Copy each line below exactly and leave the pictures out.

---------- Data provided ----------

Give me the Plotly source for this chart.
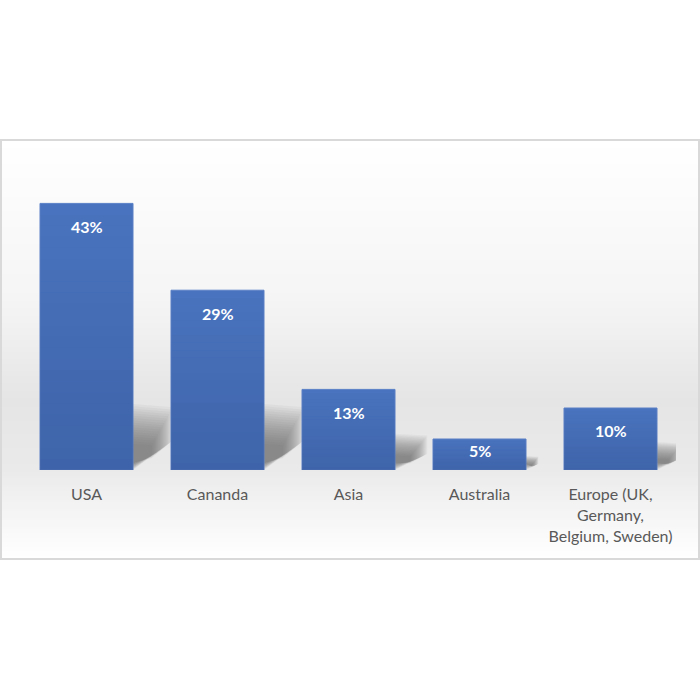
import plotly.graph_objects as go

categories = ["USA", "Cananda", "Asia", "Australia", "Europe (UK,<br>Germany,<br>Belgium, Sweden)"]
values = [43, 29, 13, 5, 10]
labels = ["43%", "29%", "13%", "5%", "10%"]

W, H = 700, 700
ML, MR, MT, MB = 21, 24, 190, 230
plot_h = H - MT - MB
px_per_unit = 6.2
ymax = plot_h / px_per_unit
px_per_cat = (W - ML - MR) / len(categories)
bargap = 0.29
half_bar = (1 - bargap) / 2

fig = go.Figure()
fig.add_trace(go.Bar(
    x=list(range(len(categories))), y=values,
    marker=dict(color="#4a74bf", line=dict(color="#5a80c6", width=1)),
    hoverinfo="skip",
))

shapes = []
box_top, box_bot = 140, 559
stops = [(140, (255, 255, 255)), (300, (245, 245, 245)), (400, (229, 229, 229)),
         (470, (234, 234, 234)), (510, (244, 244, 244)), (559, (255, 255, 255))]
def col_at(y):
    for (y0, c0), (y1, c1) in zip(stops[:-1], stops[1:]):
        if y0 <= y <= y1:
            t = (y - y0) / (y1 - y0)
            return tuple(round(a + (b - a) * t) for a, b in zip(c0, c1))
    return stops[-1][1]
pw = W - ML - MR
step = 3
y = box_top
while y < box_bot:
    y2 = min(y + step, box_bot)
    c = col_at((y + y2) / 2)
    shapes.append(dict(type="rect", xref="paper", yref="paper", layer="below",
                       x0=(1 - ML) / pw, x1=(699 - ML) / pw,
                       y0=(H - MB - y2) / plot_h, y1=(H - MB - y) / plot_h + 0.002,
                       fillcolor="rgb(%d,%d,%d)" % c, line=dict(width=0)))
    y = y2
shapes.append(dict(type="rect", xref="paper", yref="paper", layer="below",
                   x0=(1 - ML) / pw, x1=(699 - ML) / pw,
                   y0=(H - MB - box_bot) / plot_h, y1=(H - MB - box_top) / plot_h,
                   line=dict(color="#d9d9d9", width=2), fillcolor="rgba(0,0,0,0)"))

# soft shadows behind bars (derived from bar values)
N = 18
for i, v in enumerate(values):
    right = i + half_bar
    hpx = v * px_per_unit
    sh = min(0.45 * hpx, 66)
    w = min(0.4 * hpx, 40)
    for k in range(N):
        s = 1 - k / N * 0.8
        inset = (1 - s)
        top = sh * (0.2 + 0.8 * s)
        ww = w * (0.3 + 0.7 * s)
        path = "M {a},{b} L {c},{d} L {e},{f} L {a},{g} Z".format(
            a=right, b=top / px_per_unit,
            c=right + ww / px_per_cat, d=top * 0.95 / px_per_unit,
            e=right + ww / px_per_cat, f=top * 0.45 / px_per_unit,
            g=(inset * 10) / px_per_unit)
        shapes.append(dict(type="path", xref="x", yref="y", layer="below", path=path,
                           fillcolor="rgba(100,100,100,0.055)", line=dict(width=0)))

# vertical gradient on each bar (darker towards base)
M = 24
for i, v in enumerate(values):
    for k in range(M):
        y0 = v * k / M
        y1 = v * (k + 1) / M
        a = 0.21 * (1 - (k + 0.5) / M)
        shapes.append(dict(type="rect", xref="x", yref="y", layer="above",
                           x0=i - half_bar, x1=i + half_bar, y0=y0, y1=y1,
                           fillcolor="rgba(20,40,90,%.3f)" % a, line=dict(width=0)))

fig.update_layout(shapes=shapes)

for i, (v, t) in enumerate(zip(values, labels)):
    shift = min(23, v * px_per_unit * 0.37)
    fig.add_annotation(x=i, y=v, text="<b>%s</b>" % t, showarrow=False,
                       yshift=-shift, font=dict(color="white", size=16, family="Lato"))

fig.update_layout(
    width=W, height=H,
    margin=dict(l=ML, r=MR, t=MT, b=MB),
    paper_bgcolor="white", plot_bgcolor="rgba(0,0,0,0)",
    bargap=bargap, showlegend=False,
    xaxis=dict(tickmode="array", tickvals=list(range(len(categories))), ticktext=categories,
               range=[-0.5, len(categories) - 0.5], showgrid=False, zeroline=False,
               showline=False, ticks="", ticklabelstandoff=13,
               tickfont=dict(color="#595959", size=16, family="Lato")),
    yaxis=dict(range=[0, ymax], visible=False, showgrid=False),
)
fig.write_html("out.html", config={"displayModeBar": False},
               post_script="document.body.style.margin='0';document.body.style.overflow='hidden';")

----------

Finished task ▸
Give me the Plotly source for this chart.
import plotly.graph_objects as go

categories = ["USA", "Cananda", "Asia", "Australia", "Europe (UK,<br>Germany,<br>Belgium, Sweden)"]
values = [43, 29, 13, 5, 10]
labels = ["43%", "29%", "13%", "5%", "10%"]

W, H = 700, 700
ML, MR, MT, MB = 21, 24, 190, 230
plot_h = H - MT - MB
px_per_unit = 6.2
ymax = plot_h / px_per_unit
px_per_cat = (W - ML - MR) / len(categories)
bargap = 0.29
half_bar = (1 - bargap) / 2

fig = go.Figure()
fig.add_trace(go.Bar(
    x=list(range(len(categories))), y=values,
    marker=dict(color="#4a74bf", line=dict(color="#5a80c6", width=1)),
    hoverinfo="skip",
))

shapes = []
box_top, box_bot = 140, 559
stops = [(140, (255, 255, 255)), (300, (245, 245, 245)), (400, (229, 229, 229)),
         (470, (234, 234, 234)), (510, (244, 244, 244)), (559, (255, 255, 255))]
def col_at(y):
    for (y0, c0), (y1, c1) in zip(stops[:-1], stops[1:]):
        if y0 <= y <= y1:
            t = (y - y0) / (y1 - y0)
            return tuple(round(a + (b - a) * t) for a, b in zip(c0, c1))
    return stops[-1][1]
pw = W - ML - MR
step = 3
y = box_top
while y < box_bot:
    y2 = min(y + step, box_bot)
    c = col_at((y + y2) / 2)
    shapes.append(dict(type="rect", xref="paper", yref="paper", layer="below",
                       x0=(1 - ML) / pw, x1=(699 - ML) / pw,
                       y0=(H - MB - y2) / plot_h, y1=(H - MB - y) / plot_h + 0.002,
                       fillcolor="rgb(%d,%d,%d)" % c, line=dict(width=0)))
    y = y2
shapes.append(dict(type="rect", xref="paper", yref="paper", layer="below",
                   x0=(1 - ML) / pw, x1=(699 - ML) / pw,
                   y0=(H - MB - box_bot) / plot_h, y1=(H - MB - box_top) / plot_h,
                   line=dict(color="#d9d9d9", width=2), fillcolor="rgba(0,0,0,0)"))

# soft shadows behind bars (derived from bar values)
N = 18
for i, v in enumerate(values):
    right = i + half_bar
    hpx = v * px_per_unit
    sh = min(0.45 * hpx, 66)
    w = min(0.4 * hpx, 40)
    for k in range(N):
        s = 1 - k / N * 0.8
        inset = (1 - s)
        top = sh * (0.2 + 0.8 * s)
        ww = w * (0.3 + 0.7 * s)
        path = "M {a},{b} L {c},{d} L {e},{f} L {a},{g} Z".format(
            a=right, b=top / px_per_unit,
            c=right + ww / px_per_cat, d=top * 0.95 / px_per_unit,
            e=right + ww / px_per_cat, f=top * 0.45 / px_per_unit,
            g=(inset * 10) / px_per_unit)
        shapes.append(dict(type="path", xref="x", yref="y", layer="below", path=path,
                           fillcolor="rgba(100,100,100,0.055)", line=dict(width=0)))

# vertical gradient on each bar (darker towards base)
M = 24
for i, v in enumerate(values):
    for k in range(M):
        y0 = v * k / M
        y1 = v * (k + 1) / M
        a = 0.21 * (1 - (k + 0.5) / M)
        shapes.append(dict(type="rect", xref="x", yref="y", layer="above",
                           x0=i - half_bar, x1=i + half_bar, y0=y0, y1=y1,
                           fillcolor="rgba(20,40,90,%.3f)" % a, line=dict(width=0)))

fig.update_layout(shapes=shapes)

for i, (v, t) in enumerate(zip(values, labels)):
    shift = min(23, v * px_per_unit * 0.37)
    fig.add_annotation(x=i, y=v, text="<b>%s</b>" % t, showarrow=False,
                       yshift=-shift, font=dict(color="white", size=16, family="Lato"))

fig.update_layout(
    width=W, height=H,
    margin=dict(l=ML, r=MR, t=MT, b=MB),
    paper_bgcolor="white", plot_bgcolor="rgba(0,0,0,0)",
    bargap=bargap, showlegend=False,
    xaxis=dict(tickmode="array", tickvals=list(range(len(categories))), ticktext=categories,
               range=[-0.5, len(categories) - 0.5], showgrid=False, zeroline=False,
               showline=False, ticks="", ticklabelstandoff=13,
               tickfont=dict(color="#595959", size=16, family="Lato")),
    yaxis=dict(range=[0, ymax], visible=False, showgrid=False),
)
fig.write_html("out.html", config={"displayModeBar": False},
               post_script="document.body.style.margin='0';document.body.style.overflow='hidden';")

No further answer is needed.